Ronnie was a drummer, and actually gifted me his drumset when he realized he was better suited downstage, front and center. 
Because foreshadowing, Ronnie was a great visual artist and photographer. He never needed the “AUTO” setting on the camera. He took black-and-white photos, and knew how to develop them himself. (Kids, “develop” refers to the early part of the last century when photos were captured on something called FILM and you could waste an entire day taking crappy pictures, and not know about it until after it was all over and too late.)
As we got older, Ronnie went into film – behind the camera, a technical expert; and I did whatever it is I do. We both got married. Ronnie found Beth, an impossibly tall, beautiful, warm, wonderful girl, and started a family. Their wedding was held on the patio of a beach club in Malibu, white gauzy banners streaming in the ocean breeze behind them. At the precise right moment, with everyone’s eyes toward the newlyweds, dolphins breached the waves behind them.

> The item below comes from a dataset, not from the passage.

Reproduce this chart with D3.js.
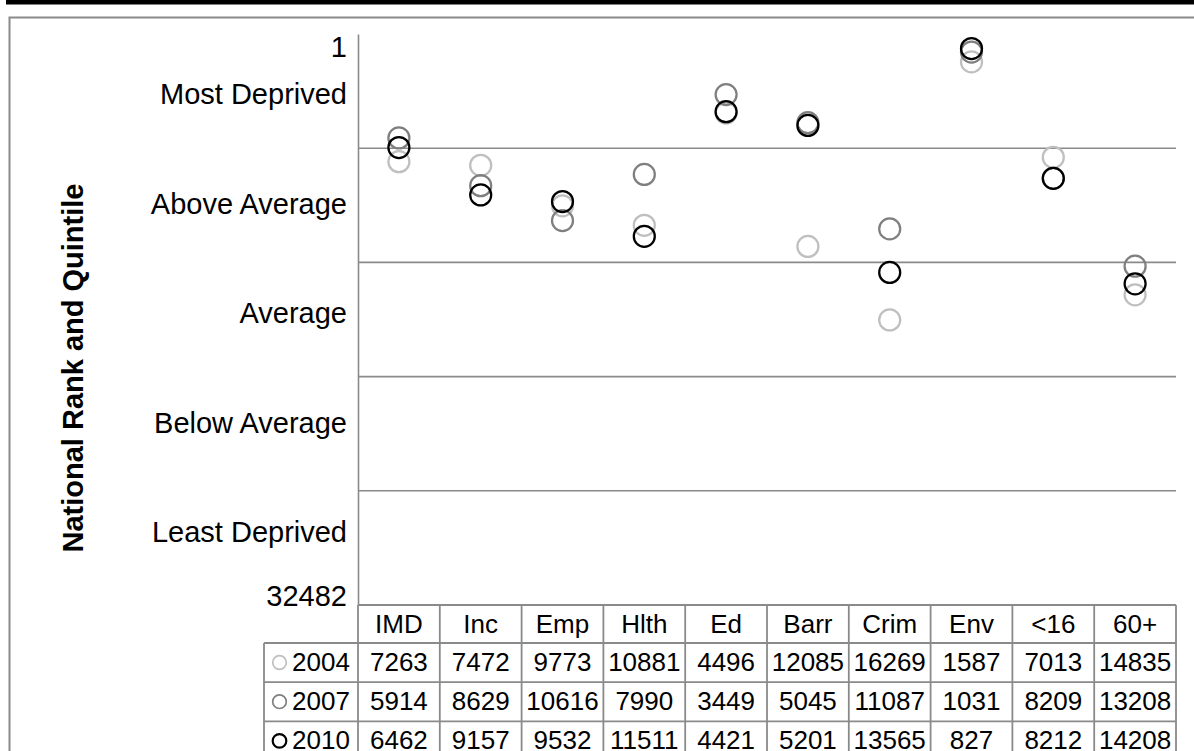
<!DOCTYPE html>
<html>
<head>
<meta charset="utf-8">
<script src="https://cdn.jsdelivr.net/npm/d3@7"></script>
<style>
  html, body { margin: 0; padding: 0; background: #fff; }
  svg { display: block; }
  text { font-family: "Liberation Sans", Arial, sans-serif; fill: #000; }
</style>
</head>
<body>
<svg id="chart" width="1194" height="751"></svg>
<script>
// ---------- data ----------
const categories = ["IMD", "Inc", "Emp", "Hlth", "Ed", "Barr", "Crim", "Env", "<16", "60+"];
const years = ["2004", "2007", "2010"];
const values2004 = [7263, 7472, 9773, 10881, 4496, 12085, 16269, 1587, 7013, 14835];
const values2007 = [5914, 8629, 10616, 7990, 3449, 5045, 11087, 1031, 8209, 13208];
const values2010 = [6462, 9157, 9532, 11511, 4421, 5201, 13565, 827, 8212, 14208];
const rankMin = 1;
const rankMax = 32482;
const quintileLabels = ["Most Deprived", "Above Average", "Average", "Below Average", "Least Deprived"];
const yTitle = "National Rank and Quintile";

// ---------- styles / layout ----------
const seriesColors = { "2004": "#bfbfbf", "2007": "#7f7f7f", "2010": "#000000" };
const gridColor = "#8a8a8a";
const plotLeft = 358, plotRight = 1176, plotTop = 34, plotBottom = 605;
const headerH = 38, rowH = 39.2, legendLeft = 264;

const series = [
  { year: years[0], values: values2004 },
  { year: years[1], values: values2007 },
  { year: years[2], values: values2010 }
];

const svg = d3.select("#chart");

// top black bar and outer frame
svg.append("rect").attr("x", 6).attr("y", 0).attr("width", 1194).attr("height", 4.5).attr("fill", "#000");
svg.append("rect").attr("x", 9.5).attr("y", 17.5).attr("width", 1300).attr("height", 800)
  .attr("fill", "none").attr("stroke", gridColor).attr("stroke-width", 2);

// scales
const x = d3.scaleBand().domain(categories).range([plotLeft, plotRight]).padding(0);
const y = d3.scaleLinear().domain([rankMin, rankMax]).range([plotTop, plotBottom]);

// quintile gridlines
const quintileBounds = d3.range(1, 5).map(k => rankMin + (rankMax - rankMin) * k / 5);
svg.append("g").selectAll("line").data(quintileBounds).join("line")
  .attr("x1", plotLeft).attr("x2", plotRight)
  .attr("y1", d => y(d)).attr("y2", d => y(d))
  .attr("stroke", gridColor).attr("stroke-width", 1.6);

// y axis line (domain only)
const yAxisG = svg.append("g").attr("transform", `translate(${plotLeft},0)`)
  .call(d3.axisLeft(y).tickValues([]).tickSizeOuter(0));
yAxisG.select(".domain").attr("stroke", gridColor).attr("stroke-width", 1.6);

// y labels
const labelX = 347;
svg.append("text").attr("x", labelX).attr("y", 57).attr("text-anchor", "end")
  .attr("font-size", 29).text(String(rankMin));
svg.append("text").attr("x", labelX).attr("y", 606).attr("text-anchor", "end")
  .attr("font-size", 29).text(String(rankMax));
const labelPos = d3.scalePoint().domain(quintileLabels).range([104, 542]);
svg.append("g").selectAll("text").data(quintileLabels).join("text")
  .attr("x", labelX).attr("y", d => labelPos(d)).attr("text-anchor", "end")
  .attr("font-size", 29).text(d => d);

// y title
svg.append("text").attr("transform", "translate(83,368) rotate(-90)")
  .attr("text-anchor", "middle").attr("font-size", 29).attr("font-weight", "bold")
  .text(yTitle);

// points
series.forEach(s => {
  svg.append("g").selectAll("circle").data(s.values).join("circle")
    .attr("cx", (d, i) => x(categories[i]) + x.bandwidth() / 2)
    .attr("cy", d => y(d))
    .attr("r", 10.5)
    .attr("fill", "none")
    .attr("stroke", seriesColors[s.year])
    .attr("stroke-width", 2.25);
});

// ---------- data table ----------
const tableG = svg.append("g");
const rowTop = i => plotBottom + headerH + i * rowH;
const tableBottom = rowTop(series.length);

// horizontal lines
tableG.append("line").attr("x1", plotLeft).attr("x2", plotRight).attr("y1", plotBottom).attr("y2", plotBottom);
d3.range(series.length + 1).forEach(i => {
  tableG.append("line").attr("x1", legendLeft).attr("x2", plotRight).attr("y1", rowTop(i)).attr("y2", rowTop(i));
});
// vertical lines
const colEdges = categories.map(c => x(c)).concat([plotRight]);
tableG.selectAll("line.v").data(colEdges).join("line").attr("class", "v")
  .attr("x1", d => d).attr("x2", d => d).attr("y1", plotBottom).attr("y2", tableBottom);
tableG.append("line").attr("x1", legendLeft).attr("x2", legendLeft).attr("y1", rowTop(0)).attr("y2", tableBottom);
tableG.selectAll("line").attr("stroke", gridColor).attr("stroke-width", 1.8);

// header text
tableG.selectAll("text.h").data(categories).join("text").attr("class", "h")
  .attr("x", d => x(d) + x.bandwidth() / 2).attr("y", plotBottom + 28)
  .attr("text-anchor", "middle").attr("font-size", 26).text(d => d);

// rows
series.forEach((s, r) => {
  const top = rowTop(r);
  tableG.append("circle").attr("cx", 279.5).attr("cy", top + 19.5).attr("r", 6.8)
    .attr("fill", "none").attr("stroke", seriesColors[s.year])
    .attr("stroke-width", s.year === "2010" ? 2.2 : 1.7);
  tableG.append("text").attr("x", 292).attr("y", top + 27.5).attr("font-size", 26).text(s.year);
  tableG.append("g").selectAll("text").data(s.values).join("text")
    .attr("x", (d, i) => x(categories[i]) + x.bandwidth() / 2).attr("y", top + 27.5)
    .attr("text-anchor", "middle").attr("font-size", 26).text(d => d);
});
</script>
</body>
</html>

Dolphins. Do you know how hard it is to choreograph dolphins? Even Spielberg struggles with dolphins.
Our kids are around the same ages; Ronnie and Beth had two sons, my wife and I had one of each. We’re on opposite coasts, and it’s been…I don’t know. Years is an understatement. Our kids are in their 20s and don’t know each other. They were toddlers the last time they toddled together.
In contrast to that, Ronnie was my “big brother” who stood taller, shined brighter; he was the guy I always wanted to be more like. But he never treated me like that. He never made me feel like the fat cousin from Philly, the wannabe, the hanger-on. 
Because the thing Ronnie was most good at, the thing I remember best, was making me feel like I belonged right there, with him, with his friends, on the beach, in the rain. He never once made me feel like he was doing me a favor by being my cousin and tolerating me. He never let on that he was the alpha. I don’t know if he didn’t know it, or didn’t believe it, or was just born with some divine, unearthly grace that didn’t allow him to show it. I’d like to think it was the latter.
Today is my cousin Ronnie’s birthday. I love you, man.